THE FIRST SESSION MEETS ON OCTOBER 10TH, 12:30 p.m., ROOM 2071 JINONICE (classes are cancelled on Oct 3 due to immatriculation ceremony).
Schedule: every Tuesday 12:30-13:50 in room 2071, Jinonice.
This course presents the history of Czech sociology as a part of the international development of social sciences in the period from the end of WW II to the present.
The study of the history of social sciences provides important contributions to our understanding of these disciplines. Besides the history of ideas, it is no less important to map the development of institutions and look at how the government and private donors influenced the growth (or decline) of social sciences throughout the 20th century. This course puts Czech sociology in international context by studying the work of its major representatives against the background of the substantive and methodological agenda of sociology in Western Europe and USA. It 1) offers an outline of the history of Czech sociology in the period 1945-2010s and 2) it situates the trajectory of Czech sociology against the developments in the discipline in other countries of East Central Europe, Western Europe and the United States. The background for our account of the development of Czech sociology is provided by studies about the history of Western European, American and global sociology (Turner, Platt etc.) as well as by the literature on parallel processes in other countries of East Central Europe (Voříšek, Keen and Mucha etc.).
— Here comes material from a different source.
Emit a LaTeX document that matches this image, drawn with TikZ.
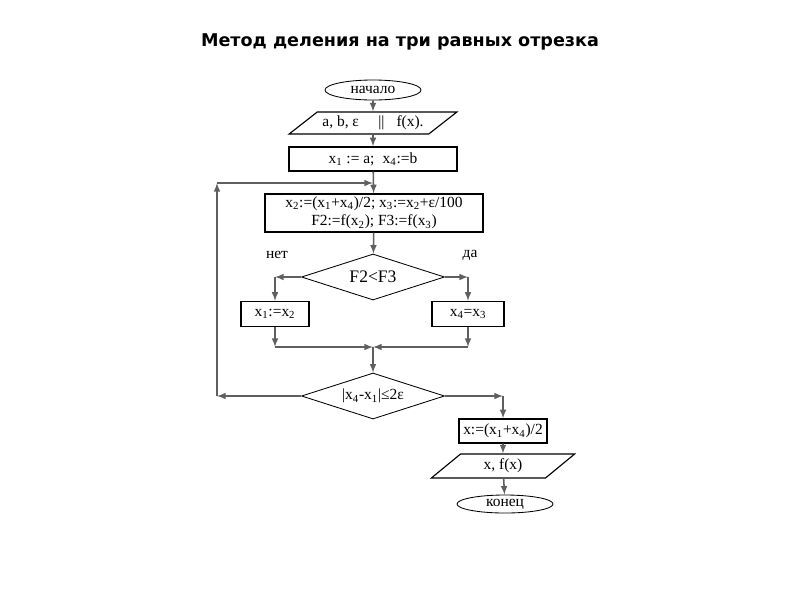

The course combines lecturing with seminar-style readings and critical discussions of selected texts and data.
FOR DETAILED SCHEDULE, COURSE TOPICS AND READINGS SEE THE FULL SYLLABUS IN THE ATTACHMENT.
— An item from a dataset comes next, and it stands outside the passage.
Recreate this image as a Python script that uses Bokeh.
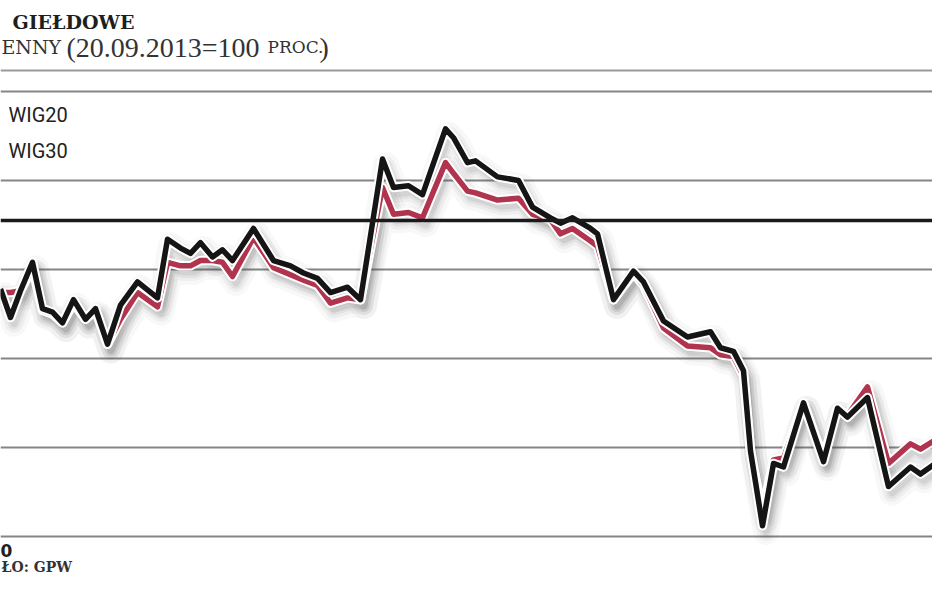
import numpy as np
from bokeh.plotting import figure
from bokeh.models import Range1d, Span, Label, FixedTicker
from bokeh.embed import file_html
from bokeh.resources import INLINE

# --- data (index, 20.09.2013 = 100) ---
t = [0.0, 1.0, 2.0, 3.2, 4.2, 5.2, 6.2, 7.3, 8.5, 9.5,
     10.7, 12.0, 13.7, 15.7, 16.7, 18.0, 19.0, 20.0, 21.2, 22.2,
     23.2, 25.3, 27.3, 29.0, 30.3, 31.7, 33.0, 34.7, 36.0, 38.2,
     39.3, 40.8, 42.2, 44.5, 45.3, 46.7, 47.5, 49.7, 51.8, 53.2,
     55.0, 56.0, 57.2, 59.0, 59.7, 61.3, 63.3, 64.3, 66.3, 68.7,
     71.0, 72.0, 73.3, 74.3, 75.0, 76.2, 77.3, 78.3, 80.3, 82.3,
     83.7, 84.7, 86.7, 88.8, 91.0, 92.0, 94.0, 94.8]

wig30 = [93.9, 92.3, 93.8, 95.4, 92.8, 92.6, 92.0, 93.3, 92.2, 92.8,
         90.8, 93.0, 94.3, 93.4, 96.7, 96.2, 95.9, 96.5, 95.7, 96.1,
         95.5, 97.3, 95.5, 95.2, 94.8, 94.5, 93.7, 94.0, 93.3, 101.2,
         99.6, 99.7, 99.2, 102.9, 102.4, 101.0, 101.1, 100.2, 100.0, 98.5,
         97.9, 97.6, 97.9, 97.3, 97.0, 93.3, 94.9, 94.3, 92.1, 91.2,
         91.5, 90.6, 90.4, 89.3, 84.8, 80.6, 84.1, 83.9, 87.5, 84.2,
         87.2, 86.7, 87.8, 82.8, 83.9, 83.5, 84.3, 84.3]

wig20 = [93.7, 93.7, 93.8, 95.1, 92.7, 92.5, 92.0, 93.1, 92.2, 92.7,
         90.8, 92.2, 93.7, 92.9, 95.4, 95.2, 95.2, 95.5, 95.5, 95.4,
         94.6, 96.8, 95.1, 94.7, 94.4, 94.1, 93.1, 93.4, 93.3, 99.6,
         98.1, 98.2, 97.9, 101.0, 100.4, 99.4, 99.3, 98.9, 99.0, 98.1,
         97.8, 97.0, 97.3, 96.6, 96.3, 93.3, 94.8, 94.1, 91.7, 90.7,
         90.6, 90.2, 90.1, 89.0, 84.8, 81.3, 84.3, 84.4, 87.5, 84.4,
         87.2, 86.8, 88.4, 84.1, 85.2, 84.9, 85.6, 86.1]

grid_levels = [80, 85, 90, 95, 100, 105]
ref_level = 97.75
header_level = 106.18

series_names = ["WIG20", "WIG30"]
title_text = "GIEŁDOWE"
source_text = "ŁO: GPW"
axis_fragment = "0"

RED = "#b0344e"
BLACK = "#151515"

p = figure(width=932, height=577, x_range=Range1d(0.0, 93.2),
           y_range=Range1d(77.69, 110.11), output_backend="svg",
           toolbar_location=None, min_border=0)
p.xaxis.visible = False
p.yaxis.visible = False
p.xgrid.visible = False
p.ygrid.ticker = FixedTicker(ticks=grid_levels)
p.ygrid.grid_line_color = "#858585"
p.ygrid.grid_line_width = 2.2
p.outline_line_color = None
p.background_fill_color = "white"
p.border_fill_color = "white"

p.add_layout(Span(location=header_level, dimension="width",
                  line_color="#9a9a9a", line_width=2))
p.add_layout(Span(location=ref_level, dimension="width",
                  line_color="#1a1a1a", line_width=3.5))

tx = np.array(t)
# soft drop shadows
for ys in (wig20, wig30):
    sy = np.array(ys) - 0.35
    sx = tx + 0.35
    for w, a in ((26, 0.035), (18, 0.05), (12, 0.07), (7, 0.09)):
        p.line(sx, sy, line_color="#404040", line_alpha=a, line_width=w,
               line_join="round", line_cap="round")

# red series with white outline
p.line(t, wig20, line_color="white", line_width=9.5, line_join="round")
p.line(t, wig20, line_color=RED, line_width=5.5, line_join="round")
# black series with white outline
p.line(t, wig30, line_color="white", line_width=9.5, line_join="round")
p.line(t, wig30, line_color=BLACK, line_width=5.5, line_join="round")

# texts
p.add_layout(Label(x=1.2, y=108.93, text=title_text, text_font="DejaVu Serif",
                   text_font_style="bold", text_font_size="19px",
                   text_color="#1e1e1e", text_baseline="alphabetic"))
p.add_layout(Label(x=0.1, y=107.47, text="ENNY", text_font="DejaVu Serif",
                   text_font_size="19px", text_color="#333333",
                   text_baseline="alphabetic"))
p.add_layout(Label(x=6.6, y=107.47, text="(20.09.2013=100", text_font="Liberation Serif",
                   text_font_size="28px", text_color="#333333",
                   text_baseline="alphabetic"))
p.add_layout(Label(x=26.7, y=107.47, text="PROC.", text_font="DejaVu Serif",
                   text_font_size="17px", text_color="#333333",
                   text_baseline="alphabetic"))
p.add_layout(Label(x=31.9, y=107.47, text=")", text_font="Liberation Serif",
                   text_font_size="28px", text_color="#333333",
                   text_baseline="alphabetic"))

p.add_layout(Label(x=0.8, y=103.65, text=series_names[0], text_font="Roboto",
                   text_font_size="20px", text_color="#222222",
                   text_baseline="alphabetic"))
p.add_layout(Label(x=0.8, y=101.68, text=series_names[1], text_font="Roboto",
                   text_font_size="20px", text_color="#222222",
                   text_baseline="alphabetic"))

p.add_layout(Label(x=0.0, y=79.21, text=axis_fragment, text_font="DejaVu Sans",
                   text_font_style="bold", text_font_size="17px",
                   text_color="#222222", text_baseline="alphabetic"))
p.add_layout(Label(x=0.1, y=78.26, text=source_text, text_font="DejaVu Serif",
                   text_font_style="bold", text_font_size="14px",
                   text_color="#333333", text_baseline="alphabetic"))

open("out.html", "w").write(file_html(p, INLINE))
THE NEW SYLLABUS FOR WINTER SEMESTER 2017 WILL BE UPLOADED BEFORE THE FIRST SESSION. To get a more precise idea about this course, see the syllabus for Winter semester 2016 in the files section.
THE FIRST SESSION MEETS ON OCTOBER 10TH, 12:30 p.m., ROOM 2071 JINONICE (classes are cancelled on Oct 3 due to immatriculation ceremony).
This course views the history of Czech sociology as a part of the international development of social sciences in the period from the end of WW II to the present; it pays attention to comparisons to sociologies in Poland, Hungary, Austria and other countries. Main topics: the destruction of the interwar sociology after the Communist coup of 1948; the nature of Marxism-Leninism as a replacement for sociology in 1950s and 1960s; the renaissance of Czech sociology in the 1960s; sociology under the neo-Stalinist "Normalization" regime 1969-1989; international intellectual networks, philanthropic organizations; new themes, methods, possibilities and problems after 1989; sociological journals and books across several decades; international influences on Czech sociology; and others.